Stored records

★ ★ ★ ★ ★ ★ ★

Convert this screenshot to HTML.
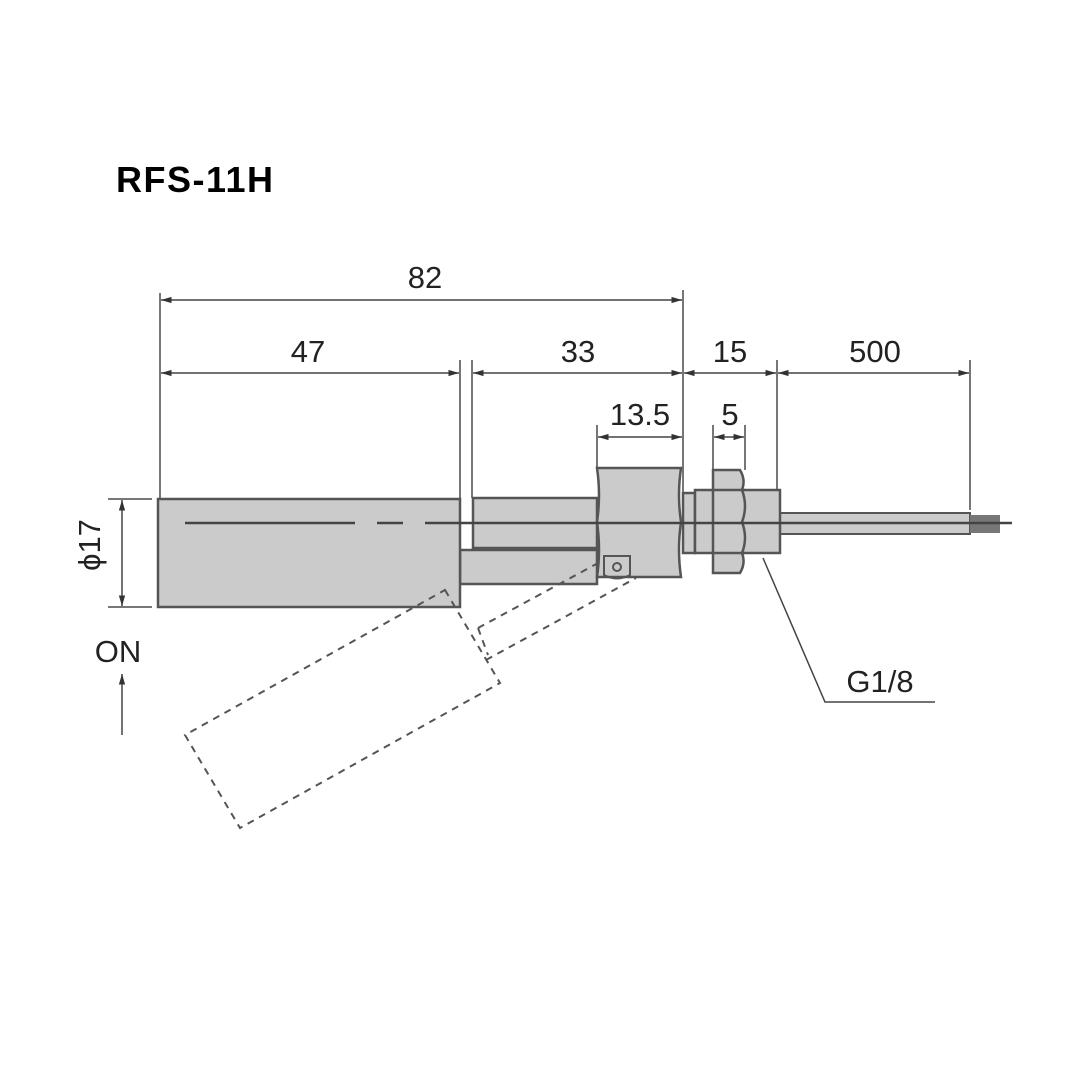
<!DOCTYPE html>
<html><head><meta charset="utf-8"><style>
html,body{margin:0;padding:0;background:#fff;}
svg{display:block;}
text{font-family:"Liberation Sans",sans-serif;fill:#222;}
</style></head><body>
<svg width="1080" height="1080" viewBox="0 0 1080 1080" xmlns="http://www.w3.org/2000/svg">
<defs>
<marker id="a" viewBox="0 0 10 10" refX="10" refY="5" markerWidth="7" markerHeight="7" orient="auto-start-reverse"><path d="M0,2 L10,5 L0,8z" fill="#333"/></marker>
</defs>
<text x="116" y="192" font-size="36" font-weight="bold" letter-spacing="1.5" style="fill:#000">RFS-11H</text>

<g stroke="#777" stroke-width="2" fill="none">
<line x1="160" y1="293" x2="160" y2="499"/>
<line x1="460" y1="360" x2="460" y2="499"/>
<line x1="472" y1="360" x2="472" y2="498"/>
<line x1="683" y1="290" x2="683" y2="495"/>
<line x1="777" y1="360" x2="777" y2="490"/>
<line x1="970" y1="360" x2="970" y2="510"/>
<line x1="597" y1="425" x2="597" y2="468"/>
<line x1="713" y1="425" x2="713" y2="470"/>
<line x1="745" y1="425" x2="745" y2="470"/>
<line x1="108" y1="499" x2="152" y2="499"/>
<line x1="108" y1="607" x2="152" y2="607"/>
</g>
<g stroke="#444" stroke-width="1.5" fill="none" marker-start="url(#a)" marker-end="url(#a)">
<line x1="161" y1="300" x2="682" y2="300"/>
<line x1="161" y1="373" x2="459" y2="373"/>
<line x1="473" y1="373" x2="682" y2="373"/>
<line x1="684" y1="373" x2="776" y2="373"/>
<line x1="778" y1="373" x2="969" y2="373"/>
<line x1="598" y1="437" x2="682" y2="437"/>
<line x1="714" y1="437" x2="744" y2="437"/>
<line x1="122" y1="500" x2="122" y2="606"/>
</g>
<line x1="122" y1="735" x2="122" y2="674" stroke="#444" stroke-width="1.5" marker-end="url(#a)"/>
<g font-size="31" text-anchor="middle">
<text x="425" y="288">82</text>
<text x="308" y="362">47</text>
<text x="578" y="362">33</text>
<text x="730" y="362">15</text>
<text x="875" y="362">500</text>
<text x="640" y="425">13.5</text>
<text x="730" y="425">5</text>
<text x="118" y="662">ON</text>
<text x="880" y="692">G1/8</text>
<text transform="translate(100,545) rotate(-90)">ϕ17</text>
</g>

<g stroke="#555" stroke-width="2.5" fill="#cbcbcb">
<rect x="460" y="550" width="137" height="34"/>
<rect x="473" y="498" width="124" height="50"/>
<rect x="158" y="499" width="302" height="108"/>
<rect x="775" y="513" width="195" height="21" stroke-width="2"/>
<rect x="683" y="493" width="12" height="60"/>
<rect x="695" y="490" width="85" height="63"/>
<path d="M597,468 H681 Q677,495 681,522 Q677,550 681,577 H597 Q601,550 597,522 Q601,495 597,468z"/>
<path d="M713,470 H740 Q746,480 742,490 Q748,506 742,522 Q748,538 742,553 Q746,563 740,573 H713z"/>
<line x1="713" y1="490" x2="745" y2="490"/>
<line x1="713" y1="553" x2="745" y2="553"/>
<path d="M604,556 H630 V575 Q617,582 604,575z" fill="none" stroke-width="2"/>
<circle cx="617" cy="567" r="4" fill="none" stroke-width="2"/>
</g>
<rect x="970" y="515" width="30" height="18" fill="#777"/>
<line x1="185" y1="523" x2="1012" y2="523" stroke="#444" stroke-width="2.5" stroke-dasharray="170 22 26 22 1000 0"/>

<g stroke="#555" stroke-width="2" fill="none" stroke-dasharray="7 6">
<polygon points="445,590 500,683 240,828 185,735"/>
<polyline points="478,628 600,562"/>
<polyline points="486,660 636,578"/>
<line x1="478" y1="628" x2="488" y2="655"/>
</g>
<polyline points="763,558 825,702 935,702" stroke="#444" stroke-width="1.5" fill="none"/>
</svg>
</body></html>
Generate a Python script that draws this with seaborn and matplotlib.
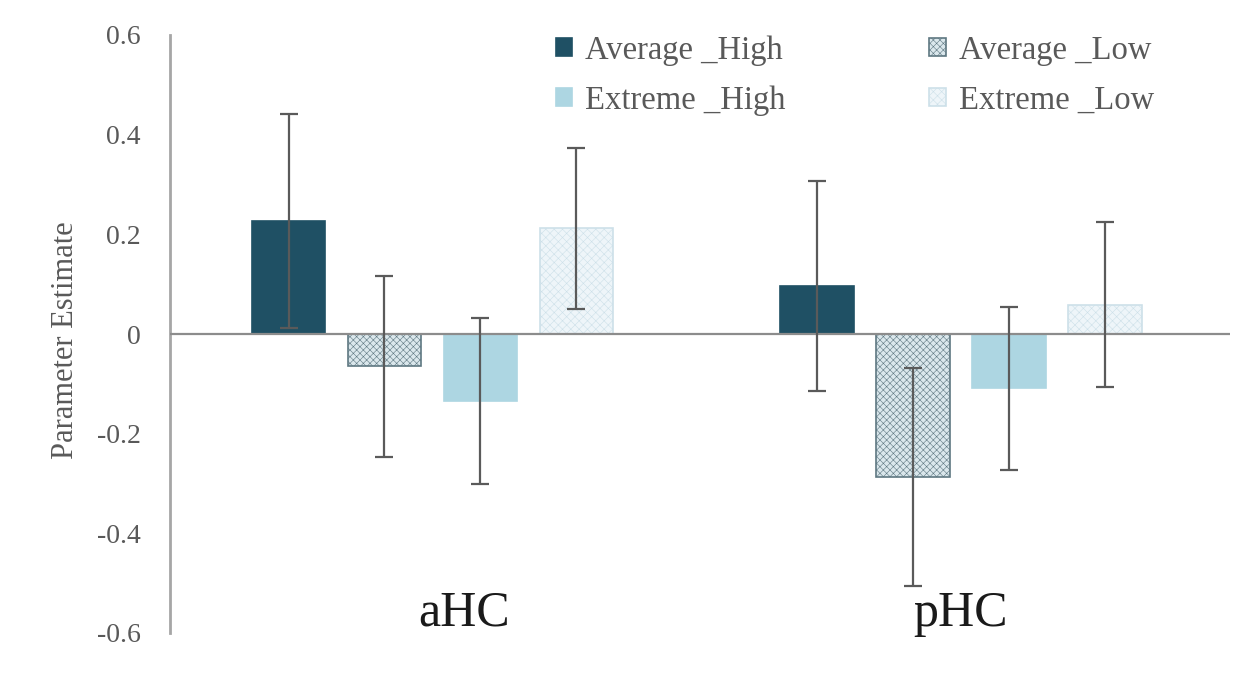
import matplotlib
matplotlib.use("Agg")
import matplotlib.pyplot as plt
import seaborn as sns
import pandas as pd

regions = ["aHC", "pHC"]
conditions = ["Average _High", "Average _Low", "Extreme _High", "Extreme _Low"]
estimates = {
    "Average _High": [0.227, 0.096],
    "Average _Low": [-0.065, -0.287],
    "Extreme _High": [-0.135, -0.109],
    "Extreme _Low": [0.212, 0.059],
}
errors = {
    "Average _High": [0.215, 0.211],
    "Average _Low": [0.181, 0.219],
    "Extreme _High": [0.167, 0.164],
    "Extreme _Low": [0.161, 0.165],
}
yticks = [-0.6, -0.4, -0.2, 0, 0.2, 0.4, 0.6]
ytick_labels = ["-0.6", "-0.4", "-0.2", "0", "0.2", "0.4", "0.6"]

rows = []
for c in conditions:
    for r, v in zip(regions, estimates[c]):
        rows.append({"Region": r, "Condition": c, "Estimate": v})
df = pd.DataFrame(rows)

sns.set_theme(style="white")
plt.rcParams["font.family"] = ["Liberation Serif", "DejaVu Serif"]
plt.rcParams["hatch.linewidth"] = 0.4

face = {"Average _High": "#1f5064", "Average _Low": "#dae7ec",
        "Extreme _High": "#add6e2", "Extreme _Low": "#eef5f9"}
edge = {"Average _High": "#1f5064", "Average _Low": "#5f7882",
        "Extreme _High": "#add6e2", "Extreme _Low": "#cde0e9"}
hatch = {"Average _High": None, "Average _Low": "xxxxx",
         "Extreme _High": None, "Extreme _Low": "xxxx"}

fig = plt.figure(figsize=(12.48, 6.74), dpi=100)
ax = fig.add_axes([170/1248, 1-633/674, 1060/1248, 598/674])

sns.barplot(data=df, x="Region", y="Estimate", hue="Condition", order=regions,
            hue_order=conditions, palette=face, errorbar=None, width=0.727,
            gap=0.23, legend=False, ax=ax)

bar_containers = list(ax.containers)
for cont, c in zip(bar_containers, conditions):
    for bar in cont.patches:
        bar.set_facecolor(face[c])
        bar.set_edgecolor(edge[c])
        bar.set_linewidth(1.2)
        if hatch[c]:
            bar.set_hatch(hatch[c])
    xs = [b.get_x() + b.get_width() / 2 for b in cont.patches]
    ax.errorbar(xs, estimates[c], yerr=errors[c], fmt="none", ecolor="#5a5a5a",
                elinewidth=1.6, capsize=6.5, capthick=1.6, zorder=5)

ax.axhline(0, color="#8c8c8c", lw=1.6, zorder=4)
ax.set_ylim(-0.6, 0.6)
ax.set_xlim(-0.497, 1.51)
ax.set_yticks(yticks)
ax.set_yticklabels(ytick_labels)
ax.tick_params(axis="y", length=0, pad=21, labelsize=20, labelcolor="#595959")
ax.set_xticks([])
ax.set_xlabel("")
ax.set_ylabel("Parameter Estimate", fontsize=22, color="#595959")
ax.yaxis.set_label_coords(-0.085, 0.49)

for s in ["top", "right", "bottom"]:
    ax.spines[s].set_visible(False)
ax.spines["left"].set_color("#a6a6a6")
ax.spines["left"].set_linewidth(2)

for i, r in enumerate(regions):
    ax.text(i + (0.06 if i == 0 else 0), -0.561, r, ha="center", va="center",
            fontsize=36, color="#1a1a1a")

# legend laid out row-wise: Average_High, Average_Low / Extreme_High, Extreme_Low
order = [0, 2, 1, 3]
handles = [bar_containers[k].patches[0] for k in order]
labels = [conditions[k] for k in order]
leg = fig.legend(handles, labels, ncol=2, loc="upper left",
                 bbox_to_anchor=(556/1248, 1-35/674), frameon=False,
                 fontsize=23.5, handlelength=0.5, handleheight=0.45,
                 handletextpad=0.4, columnspacing=4.4, labelspacing=0.6,
                 borderpad=0, borderaxespad=0)
for t in leg.get_texts():
    t.set_color("#595959")

fig.savefig("out.png", dpi=100)
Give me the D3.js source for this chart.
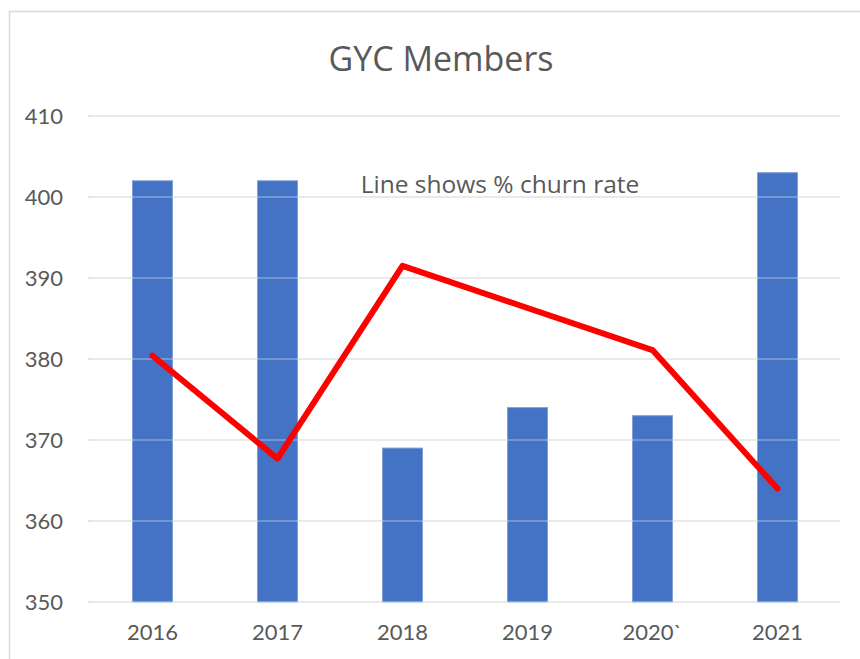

★ ★ ★ ★ ★ ★ ★

*REQUIRED WORK:*
Among the entries above, take the lines from the one with "Generate a Python" through the one with "import pandas as pd" and retype them exactly, leaving out the pictures.

*ANSWER TO THE TASK:*
Generate a Python script that draws this with seaborn and matplotlib.
import matplotlib
matplotlib.use("Agg")
import matplotlib.pyplot as plt
import seaborn as sns
import pandas as pd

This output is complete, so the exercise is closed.